There is no one-size-fits-all precedence for birthday parties.
Some birthdays are large yard parties with people of all ages, kids running around, the more the merrier. Others are celebrated with a handful of close friends at a black-tie-style restaurant. The vibe and plan can truly run the gamut depending on the birthday person's wishes. At the end of the day, that's what it should all be about: the birthday person celebrating the way they prefer.
She wrote:
AITA for not allowing my friend to bring her boyfriend's child to my birthday?
I am 30F and my group is 27F-33F for the most part. For reference, nobody has kids, and the only one dating someone with kids is Kenzie (33F). Kenzie is dating Jared (35F), a single dad who has a (5M) son, Ned. Ned's mom has addiction issues and isn't really in the picture. I booked my 30th birthday weekend reservations at my favorite hot grill restaurant.
I'm splashing out and paying for everyone, including our beer, and for the two cabs there and back from my place (most are crashing at my place, some people's partners/friends are picking them up). This was planned months ago. A week ago, Kenzie said Jared is going out of town for a work trip, and she will be watching Ned on my birthday weekend. She asked if she could bring Ned to my birthday.
I said no. There's a hot grill, we're going to be drinking (enough to need cabs!), and frankly, I don't want a kid at my 30th. Kenzie said she'll stay sober and pay for Ned's meal, and all I have to do is move the party away from the grill (which I already reserved) to a regular table to keep Ned safe. I still said no. The whole point of the restaurant we're going to IS the grill.
Kenzie is now blowing up the group chat saying that I'm 'discriminating against her because of her family status.' Fam. Kenzie has been dating Jared for three months and this is not a child-friendly event. Frankly, I'm shocked Jared's trusting his kid to her for the weekend (no shade to Kenzie, but three months wouldn't be long enough for me to leave my cat with someone).

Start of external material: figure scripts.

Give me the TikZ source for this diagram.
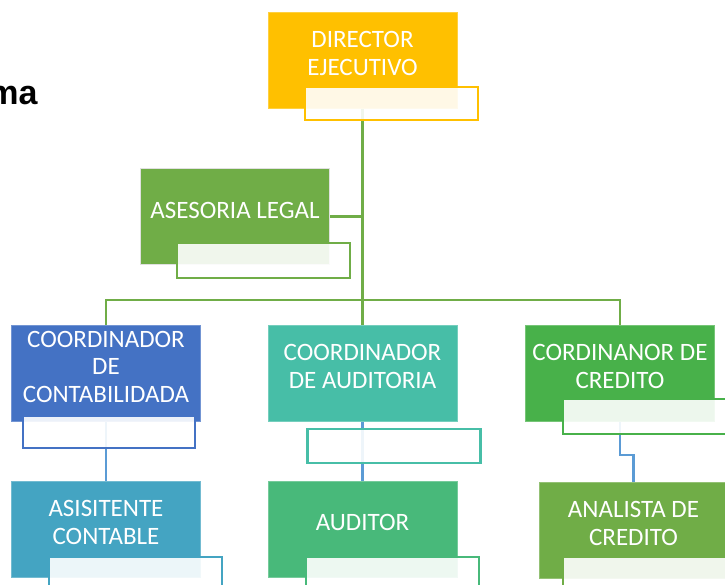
\documentclass[tikz,border=0pt]{standalone}
\usepackage{fontspec}
\setmainfont{Carlito}
\newfontfamily\titlefont{Liberation Sans}
\usetikzlibrary{backgrounds}

\definecolor{oro}{HTML}{FFC000}
\definecolor{verde}{HTML}{70AD47}
\definecolor{azulrey}{HTML}{4472C4}
\definecolor{turquesa}{HTML}{47BEA7}
\definecolor{verdecred}{HTML}{48B14A}
\definecolor{celeste}{HTML}{44A4C2}
\definecolor{verdeaud}{HTML}{48B97A}
\definecolor{azul}{HTML}{5B9BD5}

\begin{document}
\begin{tikzpicture}
[x=1pt,y=-1pt,%
  cargo/.style={shape=rectangle,fill=#1,draw=#1!75!white,line width=0.8pt,%
    minimum width=189pt,minimum height=96pt,inner sep=0pt},%
  nota/.style={shape=rectangle,draw=#1,line width=2.2pt,fill=white,fill opacity=0.9,%
    minimum width=173pt,minimum height=33pt,inner sep=0pt},%
  rotulo/.style={text=white,align=center,yshift=6.5pt,%
    font=\fontsize{25}{27.5}\selectfont},%
  rama/.style={draw=verde,line width=2.8pt},%
  enlace/.style={draw=azul,line width=2.4pt}]
\useasboundingbox (0,0) rectangle (725,585);
\node[anchor=base east,font=\titlefont\bfseries\fontsize{34}{40}\selectfont] (titulo) at (41,105) {ma};
%%
\node[cargo=oro,label={[rotulo]center:{DIRECTOR\\EJECUTIVO}}] (director) at (362.5,60) {};
\node[nota=oro] (director-nota) at (391.5,103.5) {};
%%
\node[cargo=verde,draw=black!12,label={[rotulo]center:{ASESORIA LEGAL}}] (asesoria) at (235,216.5) {};
\node[nota=verde,minimum height=35pt] (asesoria-nota) at (263.5,260.5) {};
%%
\node[cargo=azulrey,label={[rotulo]center:{COORDINADOR\\DE\\CONTABILIDADA}}] (contabilidad) at (106,373) {};
\node[nota=azulrey,minimum width=172pt,minimum height=32pt] (contabilidad-nota) at (109,432) {};
%%
\node[cargo=turquesa,label={[rotulo]center:{COORDINADOR\\DE AUDITORIA}}] (auditoria) at (362.5,373) {};
\node[nota=turquesa,minimum height=34pt] (auditoria-nota) at (394,446) {};
%%
\node[cargo=verdecred,label={[rotulo]center:{CORDINANOR DE\\CREDITO}}] (credito) at (620,373) {};
\node[nota=verdecred,minimum height=35pt] (credito-nota) at (649.5,416.5) {};
%%
\node[cargo=celeste,label={[rotulo]center:{ASISITENTE\\CONTABLE}}] (asistente) at (106,529) {};
\node[nota=celeste] (asistente-nota) at (135.5,573.5) {};
%%
\node[cargo=verdeaud,label={[rotulo]center:{AUDITOR}}] (auditor) at (362.5,529) {};
\node[nota=verdeaud] (auditor-nota) at (392.5,573.5) {};
%%
\node[cargo=verde,label={[rotulo]center:{ANALISTA DE\\CREDITO}}] (analista) at (633.5,530) {};
\node[nota=verde] (analista-nota) at (649.5,573.5) {};
%%
\coordinate (bus) at (362.5,300);
\coordinate (codo) at (627,455);
\begin{pgfonlayer}{background}
\draw[rama] (director.south) -- (auditoria.north);
\draw[rama] (asesoria.east) -- (asesoria.east -| director.south);
\draw[rama] (contabilidad.north) |- (bus) -| (credito.north);
\foreach \arriba/\abajo in {contabilidad/asistente, auditoria/auditor}
{
  \draw[enlace] (\arriba.south) -- (\abajo.north);
}
\draw[enlace] (credito.south) |- (codo) -| (analista.north);
\end{pgfonlayer}
\end{tikzpicture}
\end{document}
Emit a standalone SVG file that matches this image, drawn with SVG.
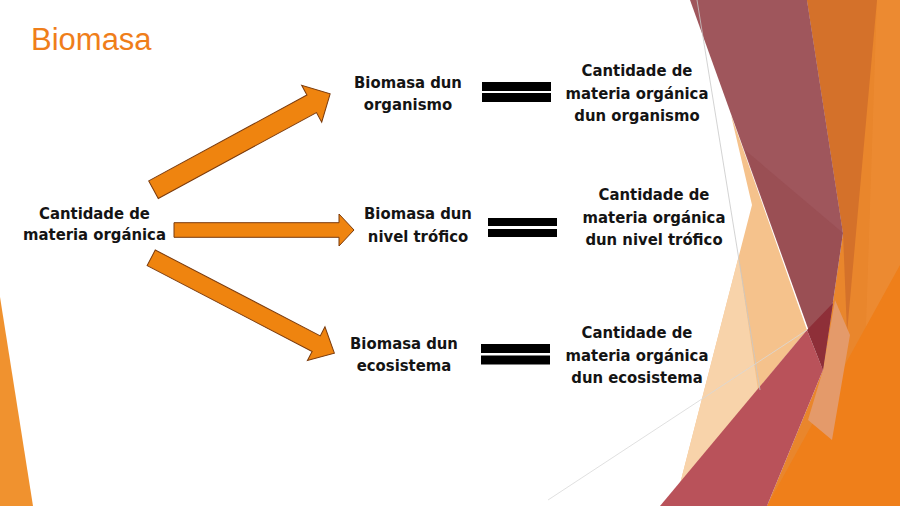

AITA for refusing to move my party away from the grill and not allowing Kenzie to bring Ned to my 30th?
Any-Strawberry-9395 wrote:
NTA She doesn't have to come. Simple. Easy. End of!
EDIT WTF Jared is leaving his kid with her after 3 months? That ain't right!
And OP responded:
I KNOW RIGHT. THREE MONTHS. Kenzie is a good person but OMG.
Careless_League_9494 wrote:
NTA. Speaking as someone with four kids, it's super weird that she wants to bring a five-year-old to a thirty-year-old's birthday party, where they know people are going to be drinking excessively. Your friend doesn't have a familial status. She is not a parent. She is the babysitter for her boyfriend who is a parent.
Also speaking as a parent, it's super weird that they've only been dating for three months, and not only has she already met his kid, but that he's leaving her alone with him for the weekend.
IamIrene wrote:
NTA. Kenzie is asking for a whole lot of concession for a party that isn't about her.
'Her family status' - after three months of dating?? Just...yikes. O_O Is she usually this delusional?
Don't change a thing, stick to your guns, your adult's only party - your rules - literally. You'll find out that Kenzie isn't really a friend and maybe that is a really good thing to find out now. Wowza.
Johoski wrote:
NTA. Just keep your cool about it. Kenzie is making some red flag choices, and it's important to remain centered with people who are unstable. Kenzie is unstable, evidenced by her behavior in group chat.
It sounds crazy, but a great way to deflate these dramas is to validate the source of the drama while maintaining your boundaries and when possible, offering an alternate choice to disappointment and angst.
These things happen, sometimes people get double-booked and have to decline an event. I understand that you'd like to be with us as planned, and I would too. Unfortunately, bringing Ned means that I would have to change these plans and I am not going to do that. I'm sorry you won't be able to make it, but I hope that you and I can get together soon after this weekend and do something fun together.
CommunicationUsed420 wrote:
NTA. Parenting means giving up 'fun' nights out with friends to take care of the child. I don't think Kenzie is ready to be a parent.
OP is definitely NTA, but it doesn't sound like Kenzie already got herself in over her head.